Required task → Your task is to copy the listing exactly. Drop any pictures from the copy.

** START Information shown **

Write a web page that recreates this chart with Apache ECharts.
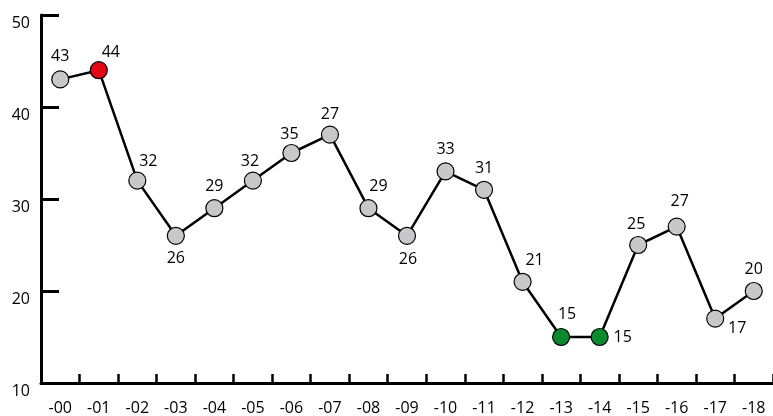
<!DOCTYPE html>
<html>
<head>
<meta charset="utf-8">
<script src="https://cdn.jsdelivr.net/npm/echarts@6/dist/echarts.min.js"></script>
<style>html,body{margin:0;padding:0;background:#fff}#c{width:773px;height:416px}</style>
</head>
<body>
<div id="c"></div>
<script>
const categories = ['-00','-01','-02','-03','-04','-05','-06','-07','-08','-09','-10','-11','-12','-13','-14','-15','-16','-17','-18'];
const values = [43,44,32,26,29,32,35,37,29,26,33,31,21,15,15,25,27,17,20];
const labelTexts = ['43','44','32','26','29','32','35','27','29','26','33','31','21','15','15','25','27','17','20'];
const yTicks = [10,20,30,40,50];
const highlightRed = [1];
const highlightGreen = [13,14];

const labelOffsets = [[0,-23],[12,-18],[11,-19],[0,23],[0,-22],[-3,-19],[-2,-19],[0,-20],[10,-22],[1,24],[0,-22],[0,-21],[12,-21],[6,-23],[23,0],[-2,-21],[3,-25],[22,10],[0,-22]];
const FONT = 'Open Sans';

const data = values.map((v, i) => {
  let color = '#c8c8ca';
  if (highlightRed.includes(i)) color = '#e30613';
  if (highlightGreen.includes(i)) color = '#0a8a2e';
  return {
    value: v,
    itemStyle: { color: color, borderColor: '#000', borderWidth: 1.2 },
    label: { show: true, position: 'inside', offset: labelOffsets[i], formatter: labelTexts[i] }
  };
});

const chart = echarts.init(document.getElementById('c'));
chart.setOption({
  animation: false,
  grid: { left: 41, right: 0, top: 15, bottom: 33, containLabel: false },
  xAxis: {
    type: 'category',
    data: categories,
    boundaryGap: true,
    axisLine: { lineStyle: { color: '#000', width: 3 } },
    axisTick: { show: true, inside: true, length: 9, lineStyle: { color: '#000', width: 2.5 } },
    axisLabel: { color: '#000', fontFamily: FONT, fontSize: 16, margin: 17, interval: 0 },
    splitLine: { show: false }
  },
  yAxis: {
    type: 'value',
    min: yTicks[0],
    max: yTicks[yTicks.length - 1],
    interval: 10,
    axisLine: { show: true, lineStyle: { color: '#000', width: 3 } },
    axisTick: { show: true, inside: true, length: 18, lineStyle: { color: '#000', width: 3 } },
    axisLabel: { color: '#000', fontFamily: FONT, fontSize: 16, margin: 11, verticalAlign: 'top' },
    splitLine: { show: false }
  },
  series: [{
    type: 'line',
    data: data,
    symbol: 'circle',
    symbolSize: 17,
    lineStyle: { color: '#000', width: 2.5 },
    label: { color: '#000', fontFamily: FONT, fontSize: 16 },
    z: 3
  }]
});
</script>
</body>
</html>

** END Information shown **

Right answer →
Write a web page that recreates this chart with Apache ECharts.
<!DOCTYPE html>
<html>
<head>
<meta charset="utf-8">
<script src="https://cdn.jsdelivr.net/npm/echarts@6/dist/echarts.min.js"></script>
<style>html,body{margin:0;padding:0;background:#fff}#c{width:773px;height:416px}</style>
</head>
<body>
<div id="c"></div>
<script>
const categories = ['-00','-01','-02','-03','-04','-05','-06','-07','-08','-09','-10','-11','-12','-13','-14','-15','-16','-17','-18'];
const values = [43,44,32,26,29,32,35,37,29,26,33,31,21,15,15,25,27,17,20];
const labelTexts = ['43','44','32','26','29','32','35','27','29','26','33','31','21','15','15','25','27','17','20'];
const yTicks = [10,20,30,40,50];
const highlightRed = [1];
const highlightGreen = [13,14];

const labelOffsets = [[0,-23],[12,-18],[11,-19],[0,23],[0,-22],[-3,-19],[-2,-19],[0,-20],[10,-22],[1,24],[0,-22],[0,-21],[12,-21],[6,-23],[23,0],[-2,-21],[3,-25],[22,10],[0,-22]];
const FONT = 'Open Sans';

const data = values.map((v, i) => {
  let color = '#c8c8ca';
  if (highlightRed.includes(i)) color = '#e30613';
  if (highlightGreen.includes(i)) color = '#0a8a2e';
  return {
    value: v,
    itemStyle: { color: color, borderColor: '#000', borderWidth: 1.2 },
    label: { show: true, position: 'inside', offset: labelOffsets[i], formatter: labelTexts[i] }
  };
});

const chart = echarts.init(document.getElementById('c'));
chart.setOption({
  animation: false,
  grid: { left: 41, right: 0, top: 15, bottom: 33, containLabel: false },
  xAxis: {
    type: 'category',
    data: categories,
    boundaryGap: true,
    axisLine: { lineStyle: { color: '#000', width: 3 } },
    axisTick: { show: true, inside: true, length: 9, lineStyle: { color: '#000', width: 2.5 } },
    axisLabel: { color: '#000', fontFamily: FONT, fontSize: 16, margin: 17, interval: 0 },
    splitLine: { show: false }
  },
  yAxis: {
    type: 'value',
    min: yTicks[0],
    max: yTicks[yTicks.length - 1],
    interval: 10,
    axisLine: { show: true, lineStyle: { color: '#000', width: 3 } },
    axisTick: { show: true, inside: true, length: 18, lineStyle: { color: '#000', width: 3 } },
    axisLabel: { color: '#000', fontFamily: FONT, fontSize: 16, margin: 11, verticalAlign: 'top' },
    splitLine: { show: false }
  },
  series: [{
    type: 'line',
    data: data,
    symbol: 'circle',
    symbolSize: 17,
    lineStyle: { color: '#000', width: 2.5 },
    label: { color: '#000', fontFamily: FONT, fontSize: 16 },
    z: 3
  }]
});
</script>
</body>
</html>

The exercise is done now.